Source code of charts
>> Begin

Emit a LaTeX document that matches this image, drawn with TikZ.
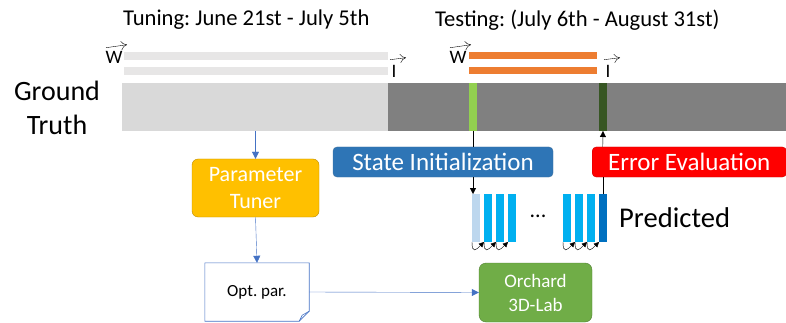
\documentclass[tikz,border=0pt]{standalone}
\usepackage{fontspec}
\setmainfont{Carlito}
\usetikzlibrary{arrows.meta}
\frenchspacing

\definecolor{barlight}{HTML}{D9D9D9}
\definecolor{bardark}{HTML}{808080}
\definecolor{wtune}{HTML}{E7E6E6}
\definecolor{wtest}{HTML}{ED7D31}
\definecolor{initgreen}{HTML}{92D050}
\definecolor{evalgreen}{HTML}{375623}
\definecolor{boxblue}{HTML}{2E75B6}
\definecolor{boxblueline}{HTML}{41719C}
\definecolor{linkblue}{HTML}{4472C4}
\definecolor{tunergold}{HTML}{FFC000}
\definecolor{tunerline}{HTML}{BC8C00}
\definecolor{labgreen}{HTML}{70AD47}
\definecolor{labline}{HTML}{507E32}
\definecolor{predpale}{HTML}{BDD7EE}
\definecolor{predcyan}{HTML}{00B0F0}
\definecolor{preddark}{HTML}{0070C0}

\tikzset{
  bar/.style={inner sep=0pt, outer sep=0pt, anchor=north west},
  pred/.style={inner sep=0pt, outer sep=0pt, minimum width=7.5pt, minimum height=48pt},
  tag/.style={inner sep=0pt, font=\fontsize{19}{22}\selectfont},
  vecarrow/.style={black, thin, -{To[length=6pt,width=9pt]}},
  link/.style={linkblue, -{Triangle[length=7pt,width=7pt]}},
  flow/.style={black, thin, -{Triangle[length=6pt,width=6pt]}},
  step arrow/.style={black, thin, -{Triangle[length=5pt,width=5pt]}},
}

\begin{document}
\begin{tikzpicture}[x=1pt,y=-1pt]
\useasboundingbox (0,0) rectangle (786,323);
\clip (0,0) rectangle (786,323);

% titles
\node[anchor=west, inner sep=0pt, font=\fontsize{22.6}{27}\selectfont] (tunetitle) at (123,20) {Tuning: June 21st - July 5th};
\node[anchor=west, inner sep=0pt, font=\fontsize{22.6}{27}\selectfont] (testtitle) at (435,20) {Testing: (July 6th - August 31st)};

% weather / input bars
\node[bar, fill=wtune, minimum width=264pt, minimum height=8pt] (wtuneA) at (124,52) {};
\node[bar, fill=wtune, minimum width=264pt, minimum height=8pt] (wtuneB) at (124,67) {};
\node[bar, fill=wtest, minimum width=128pt, minimum height=7.5pt] (wtestA) at (469,52) {};
\node[bar, fill=wtest, minimum width=128pt, minimum height=7.5pt] (wtestB) at (469,67) {};
\node[tag] (wlabA) at (114,57) {W};
\node[tag] (ilabA) at (394,71) {I};
\node[tag] (wlabB) at (458,57) {W};
\node[tag] (ilabB) at (608,71) {I};
% vector arrows over the labels
\foreach \n in {wlabA,wlabB} {
\draw[vecarrow] ([xshift=-8pt,yshift=3pt]\n.north) -- ([xshift=13pt,yshift=6pt]\n.north);
}
\foreach \n in {ilabA,ilabB} {
\draw[vecarrow] ([xshift=-4pt,yshift=5pt]\n.north) -- ([xshift=12pt,yshift=7pt]\n.north);
}

% ground truth bar
\node[align=center, inner sep=0pt, font=\fontsize{28}{34}\selectfont] (gt) at (57,108) {Ground\\Truth};
\node[bar, fill=barlight, minimum width=266pt, minimum height=48pt] (tune) at (122,83) {};
\node[bar, fill=bardark, minimum width=398pt, minimum height=48pt] (test) at (388,83) {};
\node[bar, fill=initgreen, minimum width=8pt, minimum height=48pt] (initbar) at (469,83) {};
\node[bar, fill=evalgreen, minimum width=8pt, minimum height=48pt] (evalbar) at (599,83) {};

% state init / error eval
\node[fill=boxblue, draw=boxblueline, rounded corners=4pt, minimum width=220pt, minimum height=30pt,
      inner sep=0pt, text=white, font=\fontsize{25}{30}\selectfont] (init) at (443,162) {State Initialization};
\node[anchor=west, fill=red, draw=red!80!black, rounded corners=4pt, minimum height=30pt,
      inner xsep=16pt, inner ysep=0pt, text=white, font=\fontsize{25}{30}\selectfont] (eval) at (592,162) {Error Evaluation};

% predicted states
\foreach \x/\c [count=\i] in {472/predpale,484/predcyan,496/predcyan,508/predcyan,
                              563/predcyan,575/predcyan,587/predcyan,599/preddark} {
\node[pred, fill=\c] (p\i) at (\x+3.75,218) {};
}
\foreach \i/\j in {1/2,2/3,3/4,5/6,6/7,7/8} {
\draw[step arrow] (p\i.south west) to[out=-90,in=-135,looseness=2.5] (p\j.south west);
}
\node[inner sep=0pt, font=\fontsize{22}{26}\selectfont] (dots) at (538,216) {...};
\node[anchor=west, inner sep=0pt, font=\fontsize{28.6}{34}\selectfont] (predlab) at (619,218) {Predicted};

\draw[flow, -] (initbar.south) -- (init.north -| initbar);
\draw[flow] (init.south -| initbar) -- (p1.north -| initbar);
\draw[flow, -] (p8.north) -- (eval.south -| p8);
\draw[flow] (eval.north -| p8) -- (evalbar.south);

% tuning chain
\node[fill=tunergold, draw=tunerline, rounded corners=6pt, minimum width=127pt, minimum height=58pt,
      inner sep=0pt, align=center, text=white, font=\fontsize{22}{27}\selectfont] (tuner) at (255.5,188) {Parameter\\Tuner};
\node[minimum width=104pt, minimum height=58pt, inner sep=0pt, font=\fontsize{17}{20}\selectfont] (opt) at (257,292) {Opt. par.};
\draw[linkblue, semithick] (opt.north west) -- (opt.north east) -- ([yshift=10pt]opt.south east)
  -- ([xshift=-10pt]opt.south east) -- (opt.south west) -- cycle;
\draw[linkblue, semithick] ([xshift=-10pt]opt.south east) -- ([xshift=-7pt,yshift=6pt]opt.south east)
  -- ([yshift=10pt]opt.south east);
\node[fill=labgreen, draw=labline, rounded corners=7pt, minimum width=113pt, minimum height=59pt,
      inner sep=0pt, align=center, text=white, font=\fontsize{19}{24}\selectfont] (lab) at (535.5,292.5) {Orchard\\3D-Lab};

\draw[link] (tuner.north |- tune.south) -- (tuner.north);
\draw[link] (tuner.south) -- (opt.north);
\draw[link] (opt.east) -- (lab.west);
\end{tikzpicture}
\end{document}
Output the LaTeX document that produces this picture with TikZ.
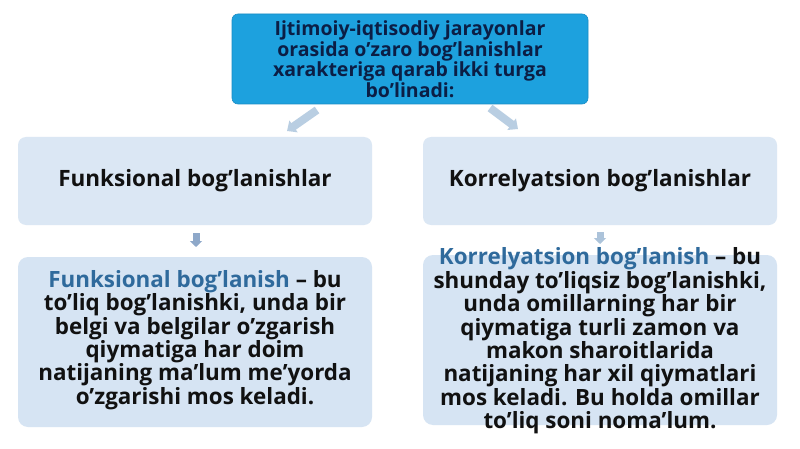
\documentclass[tikz,border=0pt]{standalone}
\usepackage{fontspec}
\setmainfont{Open Sans}
\usetikzlibrary{arrows.meta}
\definecolor{topblue}{HTML}{1DA1DE}
\definecolor{topedge}{HTML}{1A8CC4}
\definecolor{navy}{HTML}{0B1E45}
\definecolor{midfill}{HTML}{DBE7F4}
\definecolor{lowfill}{HTML}{D6E4F3}
\definecolor{hl}{HTML}{2F6A9C}
\definecolor{txt}{HTML}{111111}
\definecolor{arrA}{HTML}{B9CEE2}
\definecolor{arrB}{HTML}{8EA8C9}
\tikzset{
  topbox/.style={rounded corners=6pt, fill=topblue, draw=topedge, line width=0.6pt,
    minimum width=356pt, minimum height=90pt, align=center, text=navy, inner sep=0pt,
    font=\fontsize{19.5}{20.5}\selectfont\bfseries},
  midbox/.style={rounded corners=8pt, fill=midfill, draw=none,
    minimum width=354pt, minimum height=88pt, text=txt,
    font=\fontsize{22.5}{24}\selectfont\bfseries},
  lowbox/.style={rounded corners=10pt, fill=lowfill, draw=none,
    minimum width=354pt, minimum height=170pt},
  lowtext/.style={align=center, text=txt, font=\fontsize{22.4}{23.4}\selectfont\bfseries},
  blockarrow/.style={draw=arrA, line width=8pt, -{Triangle[width=14pt,length=8pt]}},
  downarrow/.style={draw=arrB, line width=7pt, -{Triangle[width=12pt,length=6pt]}}
}
\begin{document}
\begin{tikzpicture}[x=1pt,y=-1pt]
\useasboundingbox[fill=white] (0,0) rectangle (800,449);
\node[topbox] (top) at (410,59) {Ijtimoiy-iqtisodiy jarayonlar\\orasida o’zaro bog’lanishlar\\xarakteriga qarab ikki turga\\bo’linadi:};
\node[midbox] (fl) at (195,181) {Funksional bog’lanishlar};
\node[midbox] (kl) at (600,181) {Korrelyatsion bog’lanishlar};
\node[lowbox] (fb) at (195,342) {};
\node[lowbox] (kb) at (600,340) {};
\coordinate (a1s) at (317,110); \coordinate (a1e) at (287,131);
\coordinate (a2s) at (490,108); \coordinate (a2e) at (518,129);
\coordinate (a3s) at (196,233); \coordinate (a3e) at (196,247);
\coordinate (a4s) at (600,232); \coordinate (a4e) at (600,244);
\draw[blockarrow] (a1s) -- (a1e);
\draw[blockarrow] (a2s) -- (a2e);
\draw[downarrow] (a3s) -- (a3e);
\draw[downarrow, draw=arrA!70!arrB] (a4s) -- (a4e);
\node[lowtext] (ft) at (195,340) {{\color{hl}Funksional bog’lanish} – bu\\to’liq bog’lanishki, unda bir\\belgi va belgilar o’zgarish\\qiymatiga har doim\\natijaning ma’lum me’yorda\\o’zgarishi mos keladi.};
\node[lowtext] (kt) at (600,341) {{\color{hl}Korrelyatsion bog’lanish} – bu\\shunday to’liqsiz bog’lanishki,\\unda omillarning har bir\\qiymatiga turli zamon va\\makon sharoitlarida\\natijaning har xil qiymatlari\\mos keladi. Bu holda omillar\\to’liq soni noma’lum.};
\end{tikzpicture}
\end{document}
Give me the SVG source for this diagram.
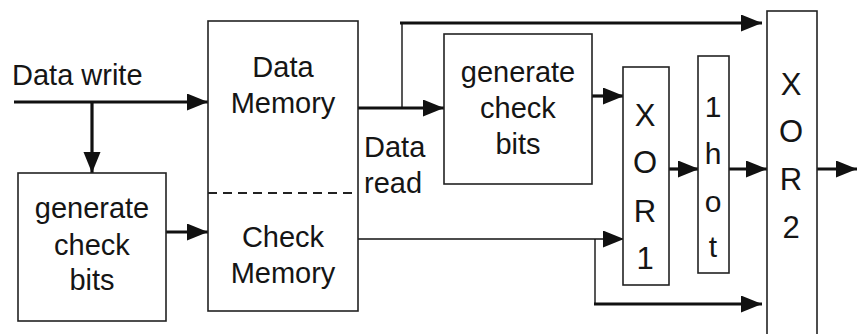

>> End

**Work to complete**
Exactly as written, repeat the lines from the beginning of the entries up to and including the line with "(testtitle) at (435,20)", but not the pictures.

**Answer to the exercise**
Emit a LaTeX document that matches this image, drawn with TikZ.
\documentclass[tikz,border=0pt]{standalone}
\usepackage{fontspec}
\setmainfont{Carlito}
\usetikzlibrary{arrows.meta}
\frenchspacing

\definecolor{barlight}{HTML}{D9D9D9}
\definecolor{bardark}{HTML}{808080}
\definecolor{wtune}{HTML}{E7E6E6}
\definecolor{wtest}{HTML}{ED7D31}
\definecolor{initgreen}{HTML}{92D050}
\definecolor{evalgreen}{HTML}{375623}
\definecolor{boxblue}{HTML}{2E75B6}
\definecolor{boxblueline}{HTML}{41719C}
\definecolor{linkblue}{HTML}{4472C4}
\definecolor{tunergold}{HTML}{FFC000}
\definecolor{tunerline}{HTML}{BC8C00}
\definecolor{labgreen}{HTML}{70AD47}
\definecolor{labline}{HTML}{507E32}
\definecolor{predpale}{HTML}{BDD7EE}
\definecolor{predcyan}{HTML}{00B0F0}
\definecolor{preddark}{HTML}{0070C0}

\tikzset{
  bar/.style={inner sep=0pt, outer sep=0pt, anchor=north west},
  pred/.style={inner sep=0pt, outer sep=0pt, minimum width=7.5pt, minimum height=48pt},
  tag/.style={inner sep=0pt, font=\fontsize{19}{22}\selectfont},
  vecarrow/.style={black, thin, -{To[length=6pt,width=9pt]}},
  link/.style={linkblue, -{Triangle[length=7pt,width=7pt]}},
  flow/.style={black, thin, -{Triangle[length=6pt,width=6pt]}},
  step arrow/.style={black, thin, -{Triangle[length=5pt,width=5pt]}},
}

\begin{document}
\begin{tikzpicture}[x=1pt,y=-1pt]
\useasboundingbox (0,0) rectangle (786,323);
\clip (0,0) rectangle (786,323);

% titles
\node[anchor=west, inner sep=0pt, font=\fontsize{22.6}{27}\selectfont] (tunetitle) at (123,20) {Tuning: June 21st - July 5th};
\node[anchor=west, inner sep=0pt, font=\fontsize{22.6}{27}\selectfont] (testtitle) at (435,20) {Testing: (July 6th - August 31st)};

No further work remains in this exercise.